In 1910 he erected, on South Main Street, the Beard Building, and he
has been otherwise prominent in the physical development and
upbuilding of the city. He was one of the promoters of the St. Louis,
Oklahoma & Southern Railroad, and in this important enterprise he
was associated with George Brown and Pleasant P. Porter, of the Creek
Indian Nation; John C. Williamson, of St. Louis, Missouri; and
William H. P. Trudgen, of Oklahoma City. A charter for the road was
obtained from the United States Congress, but this charter expired
before construction work on the new line had been initiated. Under
these conditions Mr. Beard went to the national capital and obtained
a renewal of the charter, after which he and his associates
interested the Mississippi Valley Trust Company, of St. Louis, in the
furtherance of the project, with the result that construction work
was instituted and the road pushed forward from Sapulpa to Denison,
Texas, the line being now a part of the Frisco Railroad system. Mr.

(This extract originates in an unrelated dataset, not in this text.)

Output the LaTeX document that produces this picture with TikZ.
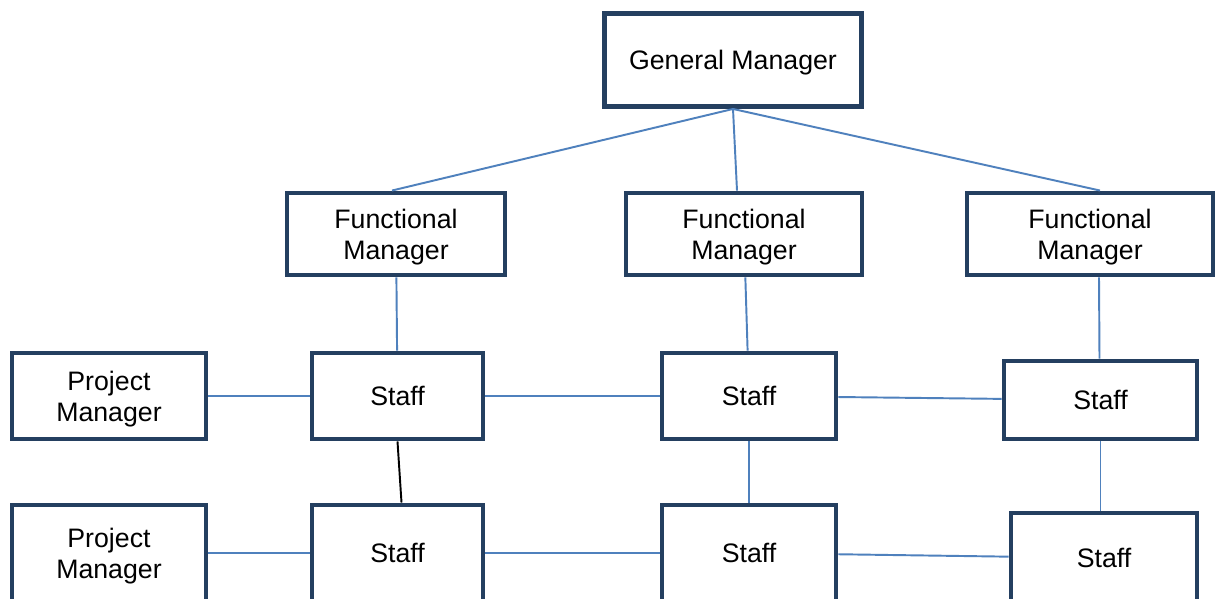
\documentclass[tikz,border=0pt]{standalone}
\usepackage{fontspec}
\setmainfont{Liberation Sans}
\usepackage{tikz}
\usetikzlibrary{positioning}

\definecolor{boxnavy}{HTML}{243F60}
\definecolor{linkblue}{HTML}{4F81BD}

\begin{document}
\begin{tikzpicture} [on grid,
    box/.style={rectangle, draw=boxnavy, line width=2.8pt, fill=white, align=center, inner sep=0pt,
                font=\fontsize{15.2}{17.5}\selectfont, text depth=0pt, minimum height=1.72cm},
    link/.style={draw=linkblue, line width=1.1pt}]
\clip (0,0) rectangle (24.3,-11.98);
\fill [white] (0,0) rectangle (24.3,-11.98);
\node (gm) [box, minimum width=5.14cm, minimum height=1.86cm] at (14.66,-1.2) {General Manager};
\node (fm1) [box, minimum width=4.36cm, minimum height=1.64cm] at (7.92,-4.68) {Functional\\ Manager};
\node (fm2) [box, minimum width=4.72cm, minimum height=1.64cm] at (14.88,-4.68) {Functional\\ Manager};
\node (fm3) [box, minimum width=4.92cm, minimum height=1.64cm] at (21.8,-4.68) {Functional\\ Manager};
\node (pm1) [box, minimum width=3.88cm] at (2.18,-7.92) {Project\\ Manager};
\node (s1a) [box, minimum width=3.42cm, right = 5.77cm of pm1] {Staff};
\node (s2a) [box, minimum width=3.48cm, right = 7.03cm of s1a] {Staff};
\node (s3a) [box, minimum width=3.86cm, minimum height=1.56cm] at (22.01,-8.0) {Staff};
\node (pm2) [box, minimum width=3.88cm, minimum height=1.92cm] at (2.18,-11.06) {Project\\ Manager};
\node (s1b) [box, minimum width=3.42cm, minimum height=1.92cm, right = 5.77cm of pm2] {Staff};
\node (s2b) [box, minimum width=3.48cm, minimum height=1.92cm, right = 7.03cm of s1b] {Staff};
\node (s3b) [box, minimum width=3.72cm, minimum height=1.8cm] at (22.08,-11.16) {Staff};
\path [link]
    (gm.south) edge ([xshift=-0.08cm]fm1.north)
    (gm.south) edge ([xshift=-0.14cm]fm2.north)
    (gm.south) edge ([xshift=0.2cm]fm3.north)
    (fm1) edge (s1a)
    (fm2) edge (s2a)
    ([xshift=0.18cm]fm3.south) edge ([xshift=-0.02cm]s3a.north)
    (pm1) edge (s1a)
    (s1a) edge (s2a)
    (s2a) edge (s3a)
    (s2a) edge (s2b)
    (s3a.south) edge ([xshift=-0.07cm]s3b.north)
    (pm2) edge (s1b)
    (s1b) edge (s2b)
    (s2b) edge (s3b);
\draw [black, line width=1.1pt] (s1a.south) -- ([xshift=0.08cm]s1b.north);
\end{tikzpicture}
\end{document}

Beard was a director of the company until the line was completed
between Sapulpa and Denison, Texas. The earnest and untiring efforts
that Mr. Beard put forth in connection with railroad promotion and
construction have proved of vast and enduring value to Oklahoma, and
his success in bringing the Choctaw, Oklahoma, and Gulf, now a part
of the Rock Island system, through Shawnee virtually made that city
eventually assume its present position of importance, as one of the
leading municipalities and commercial centers of the state. Mr. Beard
devoted five years of his time and energy to bringing about these
railroad improvements, and the state will owe to him perpetual honor
and gratitude for his effective services in this and other important
capacities that have marked him as a man of great initiative and
unbounded civic loyalty.
At the present time
Mr. Beard is prominently interested in three important oil developing
and producing companies in Oklahoma fields, besides which he is a stockholder in a
company engaged in the drilling of oil wells and is president of the
National Abstract Company, at Sapulpa. He is affiliated with the
Benevolent and Protective Order of Elks, the Ancient Order of United
Workmen and Knights of Pythias.
On the 9th of
November, 1891, was solemnized the marriage of Mr. Beard to Miss Etta
B. Ray, a daughter of Philip H. Ray, at that time a resident of
Oklahoma City. No children have been born of this union. Mr. and Mrs.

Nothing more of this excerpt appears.